I’m angry for the mothers who recently changed positions and haven’t spent a year at their job yet before finding out they were pregnant. They don’t get the benefit of FMLA.

I’m angry for the mothers who are forced to pay for their own benefits and now their new baby’s benefits while on FMLA because companies, while required to give you time off, are not required to continue your health insurance.

I’m angry that in a country where we fight about pro-life and pro-choice on the regular, we cannot fight hard enough for the moms who choose life.

This week, I will go back to the classroom in order to keep my job. I’ll leave a precious little boy at home with his dad and grandparents. They will be perfectly capable of caring for a three-month-old, but the pain will dig at my heart to leave him. My stitches will have healed by then, but I will still not be sleeping. My belly will look flatter, but that’s only because I will be spending my lunch break pumping to keep him fed for free.

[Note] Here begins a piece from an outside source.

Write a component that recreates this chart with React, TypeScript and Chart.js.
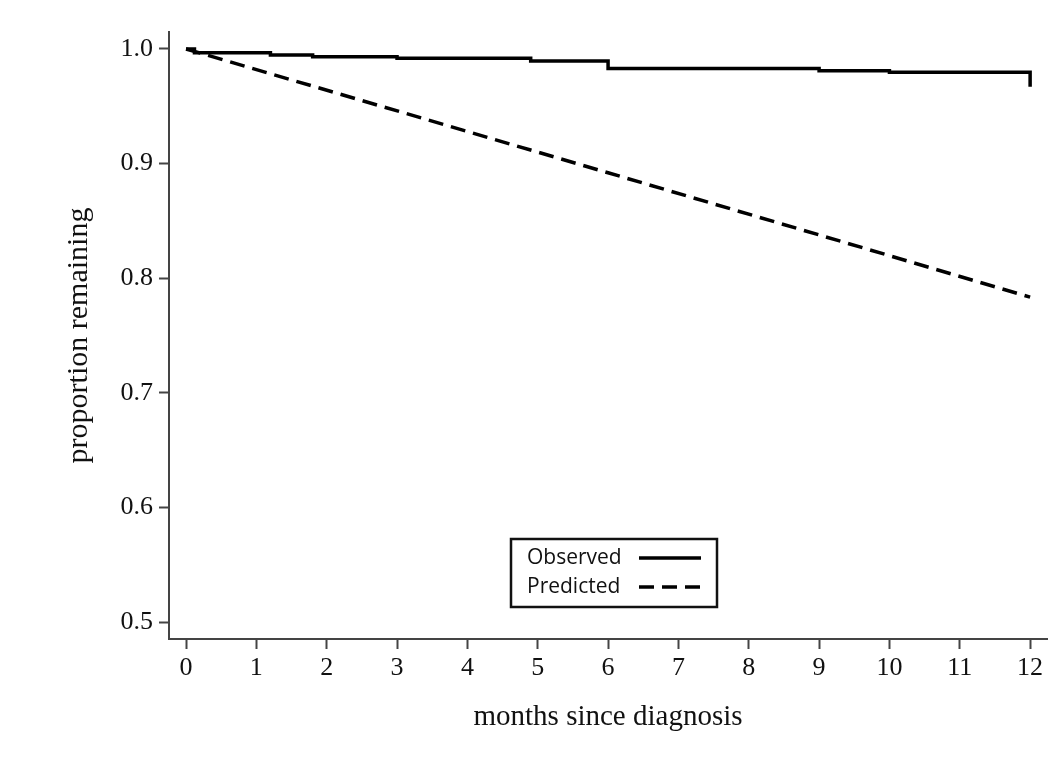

My doctor will have cleared me to go back to work, but I will have no sick or personal days left in case flu season attacks our house.

Despite my considerable lack of time, I will not stop getting angry about our country’s unrealistic laws for American families. I will not stop writing letters to my lawmakers. I will not stop fighting that we, as a country, change our expectations of American mothers and families. Most importantly, I will not lose hope that these laws will change by the time my children become parents.